Improving the Flexibility of Ship Propellers Additively Manufactured from High-Density Polyethylene/Long Carbon Fiber Composites by Prepreg Coating.

Abstract

In efforts to achieve the goal of reducing ship emissions in the fight against climate change, reducing fuel consumption by making ships lighter is stated as one of the solutions. In this study, the possibilities of making composite equivalents of propellers, which are the most complex ship elements and traditionally produced from metal materials, are investigated with the advantages of additive manufacturing, which offers a rapid production opportunity for such forms. In this way, a lighter composite propeller and, therefore, a lighter ship will be achieved, and negative environmental impacts, especially harmful emissions, will be reduced.
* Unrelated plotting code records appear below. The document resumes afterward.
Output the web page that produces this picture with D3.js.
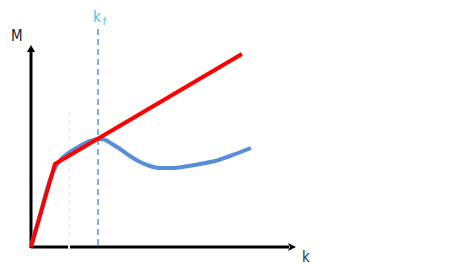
<!DOCTYPE html>
<html>
<head>
<meta charset="utf-8">
<script src="https://cdn.jsdelivr.net/npm/d3@7"></script>
<style>
  body { margin: 0; background: #fff; }
  svg { display: block; }
</style>
</head>
<body>
<script>
var width = 462;
var height = 278;

// red bilinear idealisation (k, M)
var bilinear = [[0, 0], [0.9, 4.15], [7.93, 9.65]];
// blue measured curve (k, M)
var measured = [
  [0, 0.05], [0.34, 1.6], [0.71, 3.35], [0.9, 3.95], [1.17, 4.45],
  [1.47, 4.75], [1.84, 5.05], [2.22, 5.3], [2.52, 5.4], [2.74, 5.38],
  [3.05, 5.15], [3.35, 4.9], [3.72, 4.55], [4.1, 4.25], [4.47, 4.05],
  [4.85, 3.95], [5.3, 3.95], [5.79, 4.02], [6.35, 4.15], [6.92, 4.3],
  [7.48, 4.55], [8.27, 4.95]
];
var kf = 2.52;      // k_f marker
var kFaint = 1.43;  // faint dashed marker
var axisLabels = ["M", "k"];

var x = d3.scaleLinear().domain([0, 10]).range([31, 297]);
var y = d3.scaleLinear().domain([0, 10]).range([247, 47]);

var svg = d3.select("body")
    .append("svg")
    .attr("width", width)
    .attr("height", height);

var font = "'Liberation Sans Narrow', 'DejaVu Sans Condensed', sans-serif";

// faint dashed line
svg.append("line")
    .attr("x1", x(kFaint)).attr("x2", x(kFaint))
    .attr("y1", 112).attr("y2", y(0) + 2)
    .style("stroke", "#f3f3f3")
    .style("stroke-width", 2)
    .style("stroke-dasharray", "5,3");

// axes
svg.append("line")
    .attr("x1", x(0)).attr("y1", y(0) + 1)
    .attr("x2", x(0)).attr("y2", 52)
    .style("stroke", "black")
    .style("stroke-width", 3);
svg.append("path")
    .attr("d", "M" + x(0) + ",45 L" + (x(0) - 4) + ",52 L" + (x(0) + 4) + ",52 Z")
    .style("fill", "black");

svg.append("line")
    .attr("x1", x(0)).attr("y1", y(0))
    .attr("x2", 289).attr("y2", y(0))
    .style("stroke", "black")
    .style("stroke-width", 3);
svg.append("path")
    .attr("d", "M296," + y(0) + " L288," + (y(0) - 4) + " L290," + y(0) + " L288," + (y(0) + 4) + " Z")
    .style("fill", "black");

// gap in x axis where faint line crosses
svg.append("rect")
    .attr("x", x(kFaint) - 1).attr("y", y(0) - 2)
    .attr("width", 2).attr("height", 4)
    .style("fill", "#f4f4f4");

// k_f dashed line
svg.append("line")
    .attr("x1", x(kf)).attr("x2", x(kf))
    .attr("y1", 29).attr("y2", y(0))
    .style("stroke", "#3f86d4")
    .style("stroke-width", 1.3)
    .style("stroke-dasharray", "6,4");

var line = d3.line()
    .x(function (d) { return x(d[0]); })
    .y(function (d) { return y(d[1]); });

svg.append("path")
    .datum(measured)
    .attr("d", line.curve(d3.curveMonotoneX))
    .style("fill", "none")
    .style("stroke", "#568fd7")
    .style("stroke-width", 4);

svg.append("path")
    .datum(bilinear)
    .attr("d", line.curve(d3.curveLinear))
    .style("fill", "none")
    .style("stroke", "#ff0000")
    .style("stroke-width", 4)
    .style("stroke-linejoin", "round");

// labels
svg.append("text")
    .attr("x", 11).attr("y", 41)
    .style("font-family", font)
    .style("font-size", "15px")
    .style("fill", "#222")
    .text(axisLabels[0]);

svg.append("text")
    .attr("x", 302).attr("y", 262)
    .style("font-family", font)
    .style("font-size", "15px")
    .style("fill", "#333")
    .text(axisLabels[1]);

var kfText = svg.append("text")
    .attr("x", 93).attr("y", 22)
    .style("font-family", font)
    .style("font-size", "15px")
    .style("fill", "#45c4f2");
kfText.append("tspan").text("k");
kfText.append("tspan")
    .attr("dx", 2).attr("dy", 3)
    .style("font-size", "10px")
    .text("f");
</script>
</body>
</html>
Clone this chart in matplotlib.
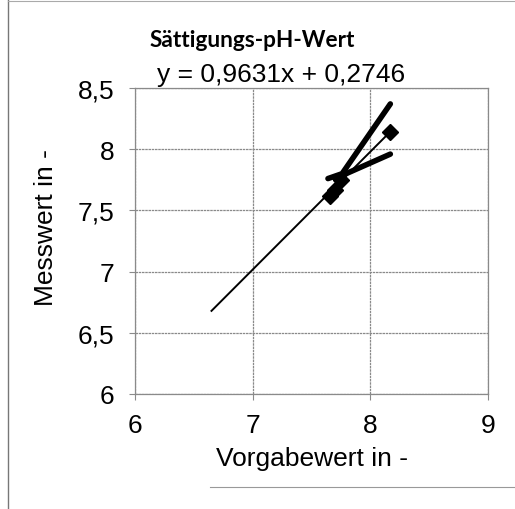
import matplotlib
matplotlib.use("Agg")
import matplotlib.pyplot as plt
from matplotlib.lines import Line2D
import numpy as np

# data
x_points = [7.66, 7.70, 7.75, 8.17]
y_points = [7.62, 7.67, 7.75, 8.14]
upper_x = [7.64, 7.76, 8.17]
upper_y = [7.76, 7.80, 8.37]
lower_x = [7.70, 8.17]
lower_y = [7.76, 7.96]
slope = 0.9631
intercept = 0.2746
trend_x = [6.65, 8.17]
x_ticks = [6, 7, 8, 9]
y_ticks = [6, 6.5, 7, 7.5, 8, 8.5]
y_tick_labels = ["6", "6,5", "7", "7,5", "8", "8,5"]
title = "Sättigungs-pH-Wert"
subtitle = "y = 0,9631x + 0,2746"
xlabel = "Vorgabewert in -"
ylabel = "Messwert in -"

plt.rcParams['font.family'] = ['Liberation Sans', 'DejaVu Sans']

W, H = 515, 510
fig = plt.figure(figsize=(W / 100, H / 100), dpi=100)
ax = fig.add_axes([135 / W, 1 - 395 / H, (488 - 135) / W, (395 - 89) / H])

grid_col = '#8a8a8a'
for v in x_ticks:
    ax.axvline(v, color=grid_col, lw=0.9, ls=(0, (2, 0.6)), zorder=1)
for v in y_ticks:
    ax.axhline(v, color=grid_col, lw=0.9, ls=(0, (2, 0.6)), zorder=1)

tx = np.array(trend_x)
ax.plot(tx, slope * tx + intercept, color='black', lw=1.4, zorder=3)
ax.plot(upper_x, upper_y, color='black', lw=4, solid_capstyle='round',
        solid_joinstyle='round', zorder=4)
ax.plot(lower_x, lower_y, color='black', lw=4, solid_capstyle='round', zorder=4)
ax.plot(x_points, y_points, ls='none', marker='D', ms=8.5, color='black', zorder=5)

ax.set_xlim(6, 9)
ax.set_ylim(6, 8.5)
ax.set_xticks(x_ticks)
ax.set_xticklabels([str(v) for v in x_ticks])
ax.set_yticks(y_ticks)
ax.set_yticklabels(y_tick_labels)
for s in ax.spines.values():
    s.set_color(grid_col)
    s.set_linewidth(0.9)
ax.tick_params(axis='both', labelsize=19, length=4, color=grid_col)
ax.tick_params(axis='x', pad=10)
ax.tick_params(axis='y', pad=11)
ax.set_xlabel(xlabel, fontsize=19)
ax.set_ylabel(ylabel, fontsize=19)
ax.xaxis.label.set_va('center')
ax.yaxis.label.set_va('center')
ax.xaxis.set_label_coords(0.5, (395 - 459) / 306)
ax.yaxis.set_label_coords((46 - 135) / 353, (395 - 228) / 306)

fig.text(252 / W, 1 - 47 / H, title, fontsize=16.3, fontweight='bold',
         family=['Lato', 'DejaVu Sans'], ha='center', va='baseline')
fig.text(281 / W, 1 - 82 / H, subtitle, fontsize=19, ha='center', va='baseline')

# outer frame (scanned chart border)
fig.add_artist(Line2D([8 / W, 8 / W], [0, 1 - 1 / H], transform=fig.transFigure, color='#777777', lw=1))
fig.add_artist(Line2D([8 / W, 1], [1 - 1.5 / H, 1 - 1.5 / H], transform=fig.transFigure, color='#aaaaaa', lw=0.8))
fig.add_artist(Line2D([210 / W, 1], [1 - 488 / H, 1 - 488 / H], transform=fig.transFigure, color='#999999', lw=0.8))

fig.savefig("out.png", dpi=100)
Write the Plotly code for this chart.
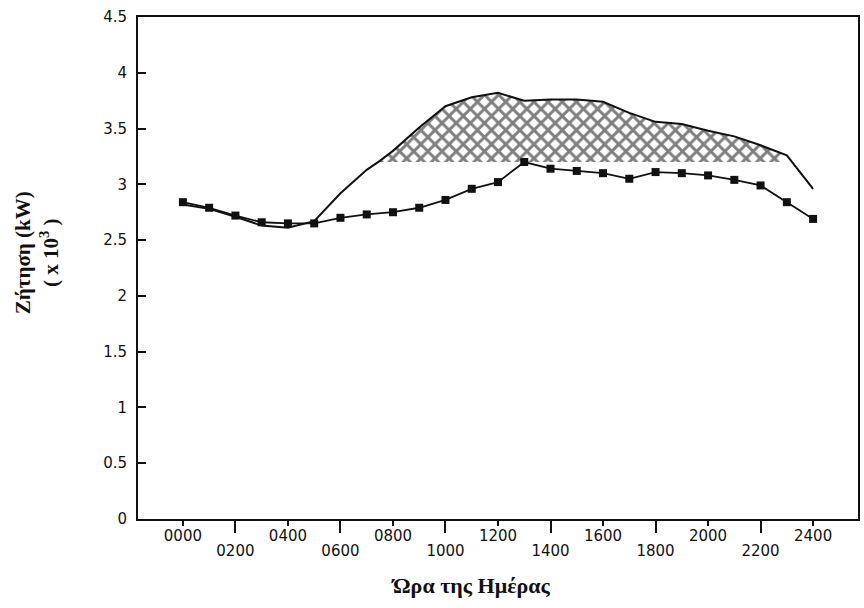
import numpy as np
import plotly.graph_objects as go

# ---- data ----
hours_lower = list(range(0, 25))
demand_lower = [2.84, 2.79, 2.72, 2.66, 2.65, 2.65, 2.70, 2.73, 2.75, 2.79, 2.86, 2.96,
                3.02, 3.20, 3.14, 3.12, 3.10, 3.05, 3.11, 3.10, 3.08, 3.04, 2.99, 2.84, 2.69]

hours_upper = [0, 1, 2, 3, 4, 5, 6, 7, 7.5, 8, 9, 10, 11, 12, 13, 14, 15, 16, 17, 18,
               19, 20, 21, 22, 23, 24]
demand_upper = [2.82, 2.78, 2.71, 2.63, 2.61, 2.67, 2.92, 3.13, 3.21, 3.30, 3.51, 3.70,
                3.78, 3.82, 3.75, 3.76, 3.76, 3.74, 3.64, 3.56, 3.54, 3.48, 3.43, 3.35,
                3.26, 2.96]

hatch_base = 3.2
hatch_start = 7.45
hatch_end = 22.8

x_ticks_upper = [0, 4, 8, 12, 16, 20, 24]
x_labels_upper = ["0000", "0400", "0800", "1200", "1600", "2000", "2400"]
x_ticks_lower = [2, 6, 10, 14, 18, 22]
x_labels_lower = ["0200", "0600", "1000", "1400", "1800", "2200"]

y_ticks = [0, 0.5, 1, 1.5, 2, 2.5, 3, 3.5, 4, 4.5]
y_labels = ["0", "0.5", "1", "1.5", "2", "2.5", "3", "3.5", "4", "4.5"]

y_title = "Ζήτηση (kW)<br>( x 10<sup>3</sup> )"
x_title = "Ώρα της Ημέρας"

# ---- hatch polygon derived from the upper curve ----
hu = np.array(hours_upper, dtype=float)
du = np.array(demand_upper, dtype=float)
inside = (hu > hatch_start) & (hu < hatch_end)
top_x = [hatch_start] + list(hu[inside]) + [hatch_end]
top_y = [float(np.interp(hatch_start, hu, du))] + list(du[inside]) + [float(np.interp(hatch_end, hu, du))]
poly_x = top_x + [hatch_end, hatch_start, hatch_start]
poly_y = top_y + [hatch_base, hatch_base, top_y[0]]

INK = "#111111"
fig = go.Figure()

fig.add_trace(go.Scatter(
    x=poly_x, y=poly_y, mode="lines", fill="toself",
    fillcolor="white", line=dict(width=0),
    fillpattern=dict(shape="x", fgcolor="black", bgcolor="white", size=10, solidity=0.5),
    hoverinfo="skip", showlegend=False))

fig.add_trace(go.Scatter(
    x=hours_upper, y=demand_upper, mode="lines",
    line=dict(color=INK, width=2), showlegend=False))

fig.add_trace(go.Scatter(
    x=hours_lower, y=demand_lower, mode="lines+markers",
    line=dict(color=INK, width=1.8),
    marker=dict(symbol="square", size=8, color=INK),
    showlegend=False))

# invisible trace for second x axis
fig.add_trace(go.Scatter(x=[x_ticks_lower[0]], y=[0], xaxis="x2", mode="markers",
                         marker=dict(opacity=0), hoverinfo="skip", showlegend=False))

xr = [-1.71, 25.71]
tick_font = dict(family="DejaVu Sans", size=15, color=INK)

fig.update_layout(
    width=864, height=608,
    margin=dict(l=138, r=4, t=17, b=89),
    paper_bgcolor="white", plot_bgcolor="white",
    xaxis=dict(range=xr, tickmode="array", tickvals=x_ticks_upper, ticktext=x_labels_upper,
               ticks="outside", ticklen=5, tickwidth=1.5, tickcolor=INK,
               showline=True, linewidth=2, linecolor=INK, mirror=True,
               showgrid=False, zeroline=False, tickfont=tick_font,
               ticklabelstandoff=-3),
    xaxis2=dict(range=xr, overlaying="x", anchor="y", side="bottom",
                tickmode="array", tickvals=x_ticks_lower, ticktext=x_labels_lower,
                ticks="outside", ticklen=13, tickwidth=1.5, tickcolor=INK,
                showline=False, showgrid=False, zeroline=False,
                tickfont=tick_font, ticklabelstandoff=5),
    yaxis=dict(range=[0, 4.5], tickmode="array", tickvals=y_ticks, ticktext=y_labels,
               ticks="inside", ticklen=8, tickwidth=2, tickcolor=INK,
               showline=True, linewidth=2, linecolor=INK, mirror=True,
               showgrid=False, zeroline=False, tickfont=tick_font,
               ticklabelstandoff=6),
    annotations=[
        dict(text="<b>" + y_title + "</b>", xref="paper", yref="paper", x=-0.14, y=0.53,
             xanchor="center", yanchor="middle", textangle=-90, showarrow=False,
             font=dict(family="Liberation Serif", size=21, color=INK)),
        dict(text="<b>" + x_title + "</b>", xref="paper", yref="paper", x=0.4626, y=-0.1315,
             xanchor="center", yanchor="middle", showarrow=False,
             font=dict(family="Liberation Serif", size=22, color=INK)),
    ],
)

fig.write_html("out.html")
In the study, a 1/14-scale ship propeller was produced through the material extrusion method of additive manufacturing using an HDPE composite containing long carbon fiber with a 15% weight fraction. An attempt to reduce flexibility with an epoxy-carbon fabric prepreg coating was made, as the flexibility has negative effects on the performance of the produced propeller. The propeller tunnel test showed that the applied carbon fabric epoxy prepreg helped to improve the propeller's performance by decreasing the flexibility of the propeller and reducing the deformation at the tips. At the same time, the propeller weight was decreased by 60% compared to its metal counterparts.